Start at the line containing "Write the Apache ECharts code for this chart.", stop at the line containing "const chart = echarts.init(document.getElementById('chart'))", and please reproduce every line in between, both ends included, without pictures.

Items from a dataset
## Begin

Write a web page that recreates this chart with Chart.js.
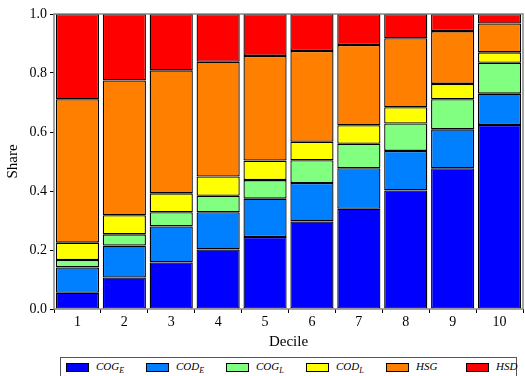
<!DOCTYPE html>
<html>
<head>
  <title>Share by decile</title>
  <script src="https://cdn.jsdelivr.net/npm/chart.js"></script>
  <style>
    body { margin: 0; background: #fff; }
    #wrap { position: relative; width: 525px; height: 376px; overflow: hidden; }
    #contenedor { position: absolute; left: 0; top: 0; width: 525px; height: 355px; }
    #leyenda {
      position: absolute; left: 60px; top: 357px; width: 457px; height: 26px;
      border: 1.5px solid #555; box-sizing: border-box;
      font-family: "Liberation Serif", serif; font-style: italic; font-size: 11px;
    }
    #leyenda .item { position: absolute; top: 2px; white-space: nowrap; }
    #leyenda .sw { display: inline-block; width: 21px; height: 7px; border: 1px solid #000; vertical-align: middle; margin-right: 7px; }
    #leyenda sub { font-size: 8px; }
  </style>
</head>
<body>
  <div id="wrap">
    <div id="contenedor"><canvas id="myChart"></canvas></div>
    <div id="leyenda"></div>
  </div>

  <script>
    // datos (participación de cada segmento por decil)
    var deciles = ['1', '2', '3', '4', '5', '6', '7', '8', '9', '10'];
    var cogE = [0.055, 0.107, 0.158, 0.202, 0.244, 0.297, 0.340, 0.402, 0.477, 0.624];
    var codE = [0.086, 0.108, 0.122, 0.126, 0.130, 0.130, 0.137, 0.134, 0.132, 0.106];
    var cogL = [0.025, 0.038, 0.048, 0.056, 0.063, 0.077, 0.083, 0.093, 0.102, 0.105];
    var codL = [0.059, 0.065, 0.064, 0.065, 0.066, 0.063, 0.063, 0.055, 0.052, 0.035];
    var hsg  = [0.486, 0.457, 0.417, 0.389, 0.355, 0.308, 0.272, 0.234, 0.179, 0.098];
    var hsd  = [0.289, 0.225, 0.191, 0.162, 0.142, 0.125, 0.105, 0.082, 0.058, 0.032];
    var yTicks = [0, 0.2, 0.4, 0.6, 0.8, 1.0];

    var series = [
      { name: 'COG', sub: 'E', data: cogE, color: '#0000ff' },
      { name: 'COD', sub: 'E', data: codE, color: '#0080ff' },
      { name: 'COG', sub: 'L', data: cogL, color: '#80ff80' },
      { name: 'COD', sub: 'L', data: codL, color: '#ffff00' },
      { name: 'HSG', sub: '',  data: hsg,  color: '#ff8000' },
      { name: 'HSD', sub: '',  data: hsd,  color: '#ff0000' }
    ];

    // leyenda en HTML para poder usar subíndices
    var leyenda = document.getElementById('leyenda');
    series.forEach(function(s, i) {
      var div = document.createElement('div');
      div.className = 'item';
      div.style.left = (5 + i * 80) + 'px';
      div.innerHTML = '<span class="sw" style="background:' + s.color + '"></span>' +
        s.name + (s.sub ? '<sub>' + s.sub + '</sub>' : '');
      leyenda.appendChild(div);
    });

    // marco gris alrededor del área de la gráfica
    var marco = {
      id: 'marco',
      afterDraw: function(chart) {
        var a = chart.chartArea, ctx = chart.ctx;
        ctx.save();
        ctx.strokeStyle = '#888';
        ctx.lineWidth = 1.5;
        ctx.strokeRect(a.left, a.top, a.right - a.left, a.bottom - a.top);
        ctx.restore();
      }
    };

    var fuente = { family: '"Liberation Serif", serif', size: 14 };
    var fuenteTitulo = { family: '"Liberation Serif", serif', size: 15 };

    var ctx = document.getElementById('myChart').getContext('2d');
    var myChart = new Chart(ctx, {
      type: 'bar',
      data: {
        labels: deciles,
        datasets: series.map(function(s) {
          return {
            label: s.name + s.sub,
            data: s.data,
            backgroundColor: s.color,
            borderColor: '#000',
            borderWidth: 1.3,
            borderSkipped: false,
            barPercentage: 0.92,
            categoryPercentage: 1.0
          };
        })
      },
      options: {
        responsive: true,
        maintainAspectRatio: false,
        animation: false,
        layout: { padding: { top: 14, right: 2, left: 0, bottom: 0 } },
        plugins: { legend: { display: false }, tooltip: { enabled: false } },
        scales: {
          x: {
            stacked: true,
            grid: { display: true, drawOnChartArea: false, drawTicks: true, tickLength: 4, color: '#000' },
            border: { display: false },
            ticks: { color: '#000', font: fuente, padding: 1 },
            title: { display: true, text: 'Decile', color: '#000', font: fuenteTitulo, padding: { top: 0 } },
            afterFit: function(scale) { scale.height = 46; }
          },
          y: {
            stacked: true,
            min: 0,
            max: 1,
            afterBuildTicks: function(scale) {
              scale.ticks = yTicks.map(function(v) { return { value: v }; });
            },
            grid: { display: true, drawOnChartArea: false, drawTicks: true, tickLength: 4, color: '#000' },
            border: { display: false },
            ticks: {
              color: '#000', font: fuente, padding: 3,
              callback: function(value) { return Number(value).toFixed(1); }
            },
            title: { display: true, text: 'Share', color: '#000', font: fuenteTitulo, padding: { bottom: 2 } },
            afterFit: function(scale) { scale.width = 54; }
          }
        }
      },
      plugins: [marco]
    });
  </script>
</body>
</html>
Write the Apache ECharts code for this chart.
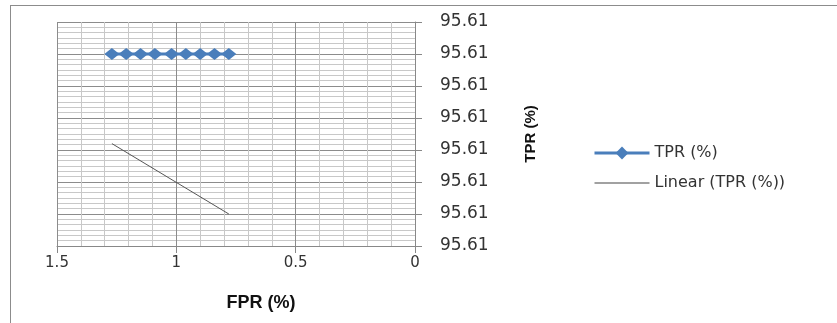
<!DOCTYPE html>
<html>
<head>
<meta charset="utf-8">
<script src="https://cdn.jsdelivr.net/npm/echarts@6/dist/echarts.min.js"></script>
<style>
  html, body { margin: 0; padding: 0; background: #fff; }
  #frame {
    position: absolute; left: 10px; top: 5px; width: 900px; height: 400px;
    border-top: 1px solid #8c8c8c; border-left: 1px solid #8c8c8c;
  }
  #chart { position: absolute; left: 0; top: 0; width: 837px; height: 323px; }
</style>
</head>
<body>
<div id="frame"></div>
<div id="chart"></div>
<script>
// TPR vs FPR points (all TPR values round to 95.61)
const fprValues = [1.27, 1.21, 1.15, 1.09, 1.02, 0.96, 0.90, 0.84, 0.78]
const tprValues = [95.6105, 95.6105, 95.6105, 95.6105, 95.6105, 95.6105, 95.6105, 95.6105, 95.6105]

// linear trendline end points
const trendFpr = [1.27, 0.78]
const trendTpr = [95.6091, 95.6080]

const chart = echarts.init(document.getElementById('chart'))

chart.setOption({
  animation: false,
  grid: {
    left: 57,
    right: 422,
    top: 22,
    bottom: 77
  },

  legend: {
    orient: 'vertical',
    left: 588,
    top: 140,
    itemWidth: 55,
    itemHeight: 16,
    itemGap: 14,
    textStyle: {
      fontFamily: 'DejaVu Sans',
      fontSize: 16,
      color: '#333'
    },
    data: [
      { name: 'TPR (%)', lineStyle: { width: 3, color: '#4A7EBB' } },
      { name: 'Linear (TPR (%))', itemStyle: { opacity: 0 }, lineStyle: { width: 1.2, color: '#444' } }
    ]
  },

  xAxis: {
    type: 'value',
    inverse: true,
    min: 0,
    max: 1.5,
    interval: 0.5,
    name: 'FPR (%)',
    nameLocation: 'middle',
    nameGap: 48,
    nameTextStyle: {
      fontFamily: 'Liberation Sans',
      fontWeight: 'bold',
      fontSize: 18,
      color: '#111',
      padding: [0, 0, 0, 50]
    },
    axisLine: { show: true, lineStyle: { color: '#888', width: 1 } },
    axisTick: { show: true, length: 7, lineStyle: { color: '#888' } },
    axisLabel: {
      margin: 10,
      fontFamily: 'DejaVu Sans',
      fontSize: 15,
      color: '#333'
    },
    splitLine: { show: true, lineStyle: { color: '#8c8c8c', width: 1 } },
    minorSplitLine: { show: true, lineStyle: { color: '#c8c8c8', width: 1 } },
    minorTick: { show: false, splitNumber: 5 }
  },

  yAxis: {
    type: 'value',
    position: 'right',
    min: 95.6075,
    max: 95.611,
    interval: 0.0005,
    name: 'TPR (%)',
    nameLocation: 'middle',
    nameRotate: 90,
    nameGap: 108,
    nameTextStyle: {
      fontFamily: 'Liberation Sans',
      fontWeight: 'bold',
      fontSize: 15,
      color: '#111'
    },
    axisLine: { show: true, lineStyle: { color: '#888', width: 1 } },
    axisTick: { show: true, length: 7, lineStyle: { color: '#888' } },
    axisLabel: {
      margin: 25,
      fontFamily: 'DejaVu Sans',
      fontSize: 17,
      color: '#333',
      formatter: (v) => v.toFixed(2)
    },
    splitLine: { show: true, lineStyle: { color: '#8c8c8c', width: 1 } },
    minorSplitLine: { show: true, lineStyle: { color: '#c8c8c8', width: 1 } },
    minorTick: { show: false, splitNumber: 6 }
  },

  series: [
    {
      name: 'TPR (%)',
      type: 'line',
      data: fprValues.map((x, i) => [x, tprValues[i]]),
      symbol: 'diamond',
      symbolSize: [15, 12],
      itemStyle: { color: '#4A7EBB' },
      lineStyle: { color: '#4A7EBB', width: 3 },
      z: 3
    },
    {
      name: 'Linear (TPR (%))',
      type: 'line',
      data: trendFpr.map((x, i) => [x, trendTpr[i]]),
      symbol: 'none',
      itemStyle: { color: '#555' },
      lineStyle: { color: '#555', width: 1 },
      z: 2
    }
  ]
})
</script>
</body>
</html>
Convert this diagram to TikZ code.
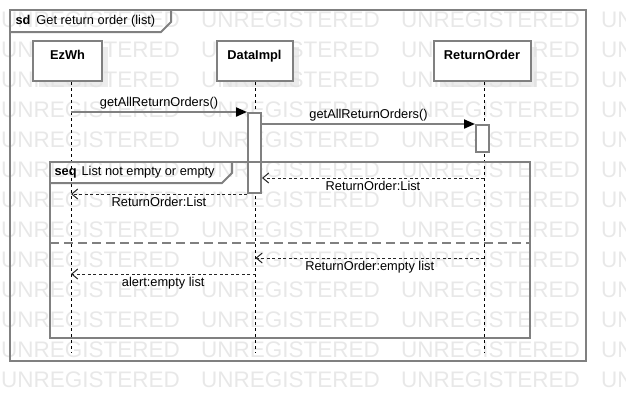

## End

Correct output ->
Write the Apache ECharts code for this chart.
<!DOCTYPE html>
<html>
<head>
<meta charset="utf-8">
<script src="https://cdn.jsdelivr.net/npm/echarts@6/dist/echarts.min.js"></script>
<style>
  html, body { margin: 0; padding: 0; background: #fff; }
  #frame {
    position: absolute; left: 10px; top: 5px; width: 900px; height: 400px;
    border-top: 1px solid #8c8c8c; border-left: 1px solid #8c8c8c;
  }
  #chart { position: absolute; left: 0; top: 0; width: 837px; height: 323px; }
</style>
</head>
<body>
<div id="frame"></div>
<div id="chart"></div>
<script>
// TPR vs FPR points (all TPR values round to 95.61)
const fprValues = [1.27, 1.21, 1.15, 1.09, 1.02, 0.96, 0.90, 0.84, 0.78]
const tprValues = [95.6105, 95.6105, 95.6105, 95.6105, 95.6105, 95.6105, 95.6105, 95.6105, 95.6105]

// linear trendline end points
const trendFpr = [1.27, 0.78]
const trendTpr = [95.6091, 95.6080]

const chart = echarts.init(document.getElementById('chart'))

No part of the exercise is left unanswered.